По мнению автора, о подлинной судьбе и взглядах Филби знают только он сам да еще несколько человек, в том числе руководители КГБ. По утверждению Розенбаума, а точнее, по его версии, Ким Филби искусно играл с самого начала «сотрудничества» с советской разведкой или был разоблачен английской контрразведкой позже, после чего его внедрили для агентурной работы в Советском Союзе. В обоснование своего домысла автор ссылается также на недоверие, проявленное по отношению к Филби после его прибытия в Москву, куда он, опасаясь ареста, сбежал в 1963 году из Бейрута.
Ответ на эти и другие связанные с Филби вопросы я хочу дать, разумеется, не из желания помочь некоторым западным спецслужбам разобраться и установить истину, а лишь из стремления отвести даже тень навета от нашего верного товарища, кристально честного, мужественного, способного к самопожертвованию и гражданскому поступку, большой души человека. Именно таким был Филби. Все, кто знал Филби не понаслышке, а по работе с ним, по личному общению, по многочисленным документальным материалам оперативных дел и архивов, сохранили в своей памяти именно такой образ этого легендарного человека, наделенного разносторонними познаниями и огромным интеллектом.
Действительно, на первых порах, когда Филби приехал в Советский Союз, к нему отнеслись без полного доверия, хотя для этого не было никаких оснований. Нельзя забывать, что сигнал о немедленном вылете в Советский Союз был дан ему именно из Москвы, потому что сведения о его предстоящем аресте были достоверными и не вызывали никаких сомнений. В Москве Филби подвергался проверке, за его квартирой велось наблюдение, телефон прослушивался, вся переписка тоже контролировалась. Но это было вызвано прежде всего мерами по обеспечению его безопасности. Безусловно, на принятии такого решения сказалось влияние стереотипных подходов, прежних традиций, инерция, перестраховка. Единственное, что может как-то оправдать жестокость подобных мер, — это необычность ситуации, неординарность личности Филби и всех обстоятельств, связанных с его приездом в СССР.

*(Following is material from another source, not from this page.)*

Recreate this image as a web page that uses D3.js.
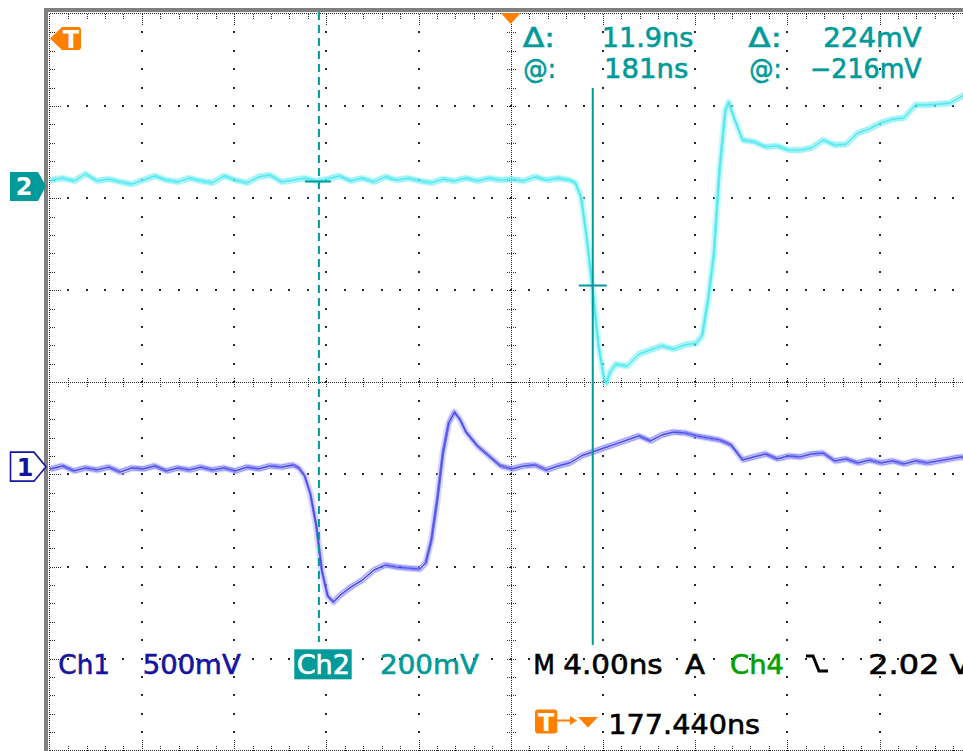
<!DOCTYPE html>
<html><head><meta charset="utf-8">
<script src="https://cdn.jsdelivr.net/npm/d3@7"></script>
<style>
html,body{margin:0;padding:0;background:#fff;}
svg{display:block;}
text{font-family:"DejaVu Sans",sans-serif;}
</style></head><body>
<svg id="c" width="963" height="751"></svg>
<script>
// ---------------- DATA ----------------
// Channel 2 (cyan), 200 mV/div
const ch2TimeNs = [157.44,157.5,158,158.5,159,159.5,160,160.5,161,161.5,162,162.5,163,163.5,164,164.5,165,165.5,166,166.5,167,167.5,168,168.5,169,169.5,170,170.5,171,171.5,172,172.5,173,173.5,174,174.5,175,175.5,176,176.5,177,177.5,178,178.5,179,179.5,180,
  180.25,180.5,180.75,181,181.25,181.5,181.6,181.75,182,182.5,183,183.5,184,184.5,185,185.5,185.75,186,186.25,186.5,186.75,186.9,187.1,
  187.5,188,188.5,189,189.5,190,190.5,191,191.5,192,192.5,193,193.5,194,194.5,195,195.5,196,196.5,197,197.44];
const ch2mV = [11,13,17,11,26,11,15,9,4,13,22,13,9,17,11,7,22,13,7,20,24,9,13,17,11,15,22,11,17,9,20,13,17,11,7,15,11,17,11,17,13,15,11,20,13,17,13,
  7,-26,-117,-226,-347,-421,-428,-404,-387,-391,-365,-356,-347,-354,-345,-341,-324,-248,-150,35,163,182,152,
  100,96,85,87,78,78,83,100,89,91,115,124,137,145,148,176,176,178,180,195,200];

// Channel 1 (blue), 500 mV/div
const ch1TimeNs = [157.44,157.5,158,158.5,159,159.5,160,160.5,161,161.5,162,162.5,163,163.5,164,164.5,165,165.5,166,166.5,167,167.5,168,
  168.25,168.5,168.75,169,169.25,169.5,169.75,170,170.5,171,171.5,172,172.5,173,173.5,173.75,174,174.25,174.5,174.75,175,175.25,175.5,
  176,176.5,177,177.5,178,178.5,179,179.5,180,180.5,181,181.5,182,182.5,183,183.5,184,184.5,185,185.5,186,186.5,187,187.5,188,188.5,189,189.5,190,190.5,191,191.5,192,192.5,193,193.5,194,194.5,195,195.5,196,196.5,197,197.44];
const ch1mV = [-7,-12,4,-23,-7,-18,-2,-29,-7,-12,4,-23,-7,-18,-2,-18,-7,-23,-2,-12,4,-2,9,
  -7,-50,-148,-317,-566,-702,-735,-702,-654,-616,-562,-534,-545,-551,-556,-523,-398,-181,74,237,297,254,188,
  112,58,4,-12,4,9,-18,4,20,58,80,102,123,145,167,140,172,188,183,167,156,145,118,37,53,69,42,58,53,69,74,31,42,20,36,20,31,15,31,20,31,42,53,26];

// Settings / readouts
const timePerDivNs = 4.0, triggerDelayNs = 177.44;
const ch1VoltsPerDiv = 500, ch1OffsetDiv = -0.916;
const ch2VoltsPerDiv = 200, ch2OffsetDiv = 2.131;
const cursorTimesNs = [169.12, 181.0];
const cursorLevelsMv = [9.8, -216];
const readoutLabels = ["Δ:", "11.9ns", "Δ:", "224mV", "@:", "181ns", "@:", "−216mV"];
const bottomLabels = ["Ch1", "500mV", "Ch2", "200mV", "M", "4.00ns", "A", "Ch4", "2.02 V", "177.440ns"];

// ---------------- LAYOUT ----------------
const X0 = 49.7, DX = 92.2, Y0 = 13.9, DY = 92.1;
const svg = d3.select('#c');
const xDiv = d3.scaleLinear().domain([0, 10]).range([X0, X0 + 10 * DX]);
const yDiv = d3.scaleLinear().domain([4, -4]).range([Y0, Y0 + 8 * DY]);
const x = d3.scaleLinear().domain([triggerDelayNs - 5 * timePerDivNs, triggerDelayNs + 5 * timePerDivNs]).range([X0, X0 + 10 * DX]);
const y1 = d3.scaleLinear().domain([(-4 - ch1OffsetDiv) * ch1VoltsPerDiv, (4 - ch1OffsetDiv) * ch1VoltsPerDiv]).range([yDiv(-4), yDiv(4)]);
const y2 = d3.scaleLinear().domain([(-4 - ch2OffsetDiv) * ch2VoltsPerDiv, (4 - ch2OffsetDiv) * ch2VoltsPerDiv]).range([yDiv(-4), yDiv(4)]);

const teal = '#009a9a', navy = '#1414a0', green = '#00a000', orange = '#ff7f00', dotC = '#262626';

svg.append('rect').attr('width', 963).attr('height', 751).attr('fill', '#fff');
// frame
svg.append('rect').attr('x', 44).attr('y', 8).attr('width', 919).attr('height', 4).attr('fill', '#808080');
svg.append('rect').attr('x', 44).attr('y', 8).attr('width', 4).attr('height', 743).attr('fill', '#808080');

// graticule
const g = svg.append('g').attr('shape-rendering', 'crispEdges');
const dots = [];
for (let i = 1; i < 10; i++) { if (i === 5) continue; for (let j = 1; j < 40; j++) dots.push([xDiv(i), yDiv(4 - j / 5)]); }
for (let k = -3; k <= 3; k++) { if (k === 0) continue; for (let j = 1; j < 50; j++) dots.push([xDiv(j / 5), yDiv(k)]); }
g.selectAll('rect.dot').data(dots).join('rect').attr('class', 'dot')
  .attr('x', d => Math.round(d[0]) - 1).attr('y', d => Math.round(d[1]) - 1)
  .attr('width', 2).attr('height', 2).attr('fill', dotC);

function dl(x1, y1_, x2, y2_) {
  g.append('line').attr('x1', x1).attr('y1', y1_).attr('x2', x2).attr('y2', y2_)
    .attr('stroke', dotC).attr('stroke-width', 1).attr('stroke-dasharray', '1,1');
}
const cx = Math.round(xDiv(5)) + 0.5, cy = Math.round(yDiv(0)) + 0.5;
const topY = 13.5, leftX = 49.5, botY = 750.5;
dl(cx, topY, cx, 751); dl(leftX, cy, 963, cy);
dl(leftX, topY, 963, topY); dl(leftX, topY, leftX, 751); dl(leftX, botY, 963, botY);
for (let j = 1; j < 40; j++) {
  const py = Math.round(yDiv(4 - j / 5)) + 0.5;
  const major = j % 5 === 0;
  dl(cx - 5, py, cx + 5, py);
  dl(leftX, py, leftX + (major ? 11 : 6), py);
}
for (let j = 1; j < 50; j++) {
  const px = Math.round(xDiv(j / 5)) + 0.5;
  const major = j % 5 === 0;
  dl(px, cy - 5, px, cy + 5);
  dl(px, topY, px, topY + (major ? 11 : 6));
  dl(px, botY, px, botY - (major ? 11 : 6));
}

// traces
svg.append('clipPath').attr('id', 'clip').append('rect').attr('x', X0).attr('y', Y0).attr('width', 963 - X0).attr('height', 751 - Y0);
const tr = svg.append('g').attr('clip-path', 'url(#clip)');
function trace(times, vals, ys, halo, core) {
  const pts = times.map((t, i) => [x(t), ys(vals[i])]);
  const line = d3.line();
  tr.append('path').attr('d', line(pts)).attr('fill', 'none').attr('stroke', halo).attr('stroke-width', 7).attr('stroke-opacity', 0.55).attr('stroke-linejoin', 'round');
  [-2, -0.8, 0.8, 2].forEach((dy, k) => tr.append('path').attr('d', line(pts)).attr('transform', `translate(${k % 2 ? 0.8 : -0.8},${dy})`).attr('fill', 'none').attr('stroke', core).attr('stroke-width', 1).attr('stroke-opacity', 0.45).attr('stroke-linejoin', 'round'));
  tr.append('path').attr('d', line(pts)).attr('fill', 'none').attr('stroke', core).attr('stroke-width', 1.3).attr('stroke-opacity', 0.85).attr('stroke-linejoin', 'round');
}
trace(ch2TimeNs, ch2mV, y2, '#a6f4f8', '#3fe6ee');
trace(ch1TimeNs, ch1mV, y1, '#bcbcff', '#3c3cea');

// cursors
const c1x = x(cursorTimesNs[0]), c2x = x(cursorTimesNs[1]);
svg.append('line').attr('x1', c1x).attr('x2', c1x).attr('y1', 12).attr('y2', 642).attr('stroke', teal).attr('stroke-width', 2).attr('stroke-dasharray', '8,5');
svg.append('line').attr('x1', c2x).attr('x2', c2x).attr('y1', 88).attr('y2', 645).attr('stroke', teal).attr('stroke-width', 2);
svg.append('line').attr('x1', c1x - 14).attr('x2', c1x + 12).attr('y1', y2(cursorLevelsMv[0])).attr('y2', y2(cursorLevelsMv[0])).attr('stroke', teal).attr('stroke-width', 2);
svg.append('line').attr('x1', c2x - 14).attr('x2', c2x + 14).attr('y1', y2(cursorLevelsMv[1])).attr('y2', y2(cursorLevelsMv[1])).attr('stroke', teal).attr('stroke-width', 2);

// markers
const g2y = y2(0), g1y = y1(0);
svg.append('path').attr('d', `M10,${g2y - 14} H38 L46,${g2y} L38,${g2y + 15} H10 Z`).attr('fill', teal);
svg.append('text').attr('x', 24).attr('y', g2y + 9).attr('text-anchor', 'middle').attr('fill', '#fff').attr('font-size', 24).attr('font-weight', 'bold').text('2');
svg.append('path').attr('d', `M10.5,${g1y - 14.5} H34 L46,${g1y} L34,${g1y + 14.5} H10.5 Z`).attr('fill', '#fff').attr('stroke', navy).attr('stroke-width', 1.6);
svg.append('text').attr('x', 25).attr('y', g1y + 9).attr('text-anchor', 'middle').attr('fill', navy).attr('font-size', 24).attr('font-weight', 'bold').text('1');
// trigger level marker
svg.append('path').attr('d', 'M50,38.5 L62,27 H78 Q81,27 81,30 V47 Q81,50 78,50 H62 Z').attr('fill', orange);
svg.append('text').attr('x', 71).attr('y', 47.5).attr('text-anchor', 'middle').attr('fill', '#fff').attr('font-size', 24).attr('font-weight', 'bold').text('T');
// trigger position marker
const tpx = x(triggerDelayNs);
svg.append('path').attr('d', `M${tpx - 10},13 H${tpx + 10} L${tpx},24 Z`).attr('fill', orange);

// readout texts
function txt(s, x0, w, base, color) {
  svg.append('text').attr('x', x0).attr('y', base).attr('fill', color).attr('stroke', color).attr('stroke-width', 0.6)
    .attr('font-size', 26).attr('textLength', w).attr('lengthAdjust', 'spacingAndGlyphs').text(s);
}
const ro = [[522.7, 32.3, 47], [601.7, 91.6, 47], [748.3, 33.4, 47], [823.3, 98.4, 47], [523.3, 32.7, 77.5], [604, 84.3, 77.5], [749.3, 32.4, 77.5], [810, 111.7, 77.5]];
readoutLabels.forEach((s, i) => txt(s, ro[i][0], ro[i][1], ro[i][2], teal));

svg.append('rect').attr('x', 294.3).attr('y', 649.3).attr('width', 57.4).attr('height', 30).attr('fill', teal);
const bl = [[58.3, 51.7, 674, navy], [142.7, 98, 674, navy], [296.7, 53.3, 674, '#fff'], [380, 99, 674, teal],
  [533.3, 21.7, 674, '#000'], [563.3, 99.4, 674, '#000'], [685, 20, 674, '#000'], [730, 54, 674, green], [868.3, 103, 674, '#000'], [608.3, 151.7, 733.5, '#000']];
bottomLabels.forEach((s, i) => txt(s, bl[i][0], bl[i][1], bl[i][2], bl[i][3]));
// falling edge symbol
svg.append('path').attr('d', 'M806,656 H813 L819,671 H828').attr('fill', 'none').attr('stroke', '#000').attr('stroke-width', 3);
// bottom trigger delay icon
svg.append('rect').attr('x', 535).attr('y', 709.5).attr('width', 22.3).attr('height', 24).attr('rx', 3).attr('fill', orange);
svg.append('text').attr('x', 546.2).attr('y', 731).attr('text-anchor', 'middle').attr('fill', '#fff').attr('font-size', 24).attr('font-weight', 'bold').text('T');
svg.append('line').attr('x1', 557).attr('x2', 572).attr('y1', 720.5).attr('y2', 720.5).attr('stroke', orange).attr('stroke-width', 2);
svg.append('path').attr('d', 'M570,716 L577,720.5 L570,725 Z').attr('fill', orange);
svg.append('path').attr('d', 'M578,717 H598 L588,727.5 Z').attr('fill', orange);
</script></body></html>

Еще в 1951 году у англичан возникли серьезные подозрения относительно возможного сотрудничества Филби с нами. Он даже вынужден был уволиться из английской разведки. После четырехлетнего следствия Филби реабилитировали и восстановили на службе. Многим эта история показалась, да и сейчас кажется странной, однако эти события никак не повлияли на наше отношение к Филби. У Филби и в Москве была уверенность в отсутствии у англичан каких-либо серьезных улик против него и его товарищей, хотя, конечно, риск его дальнейшего использования в наших интересах был весьма велик.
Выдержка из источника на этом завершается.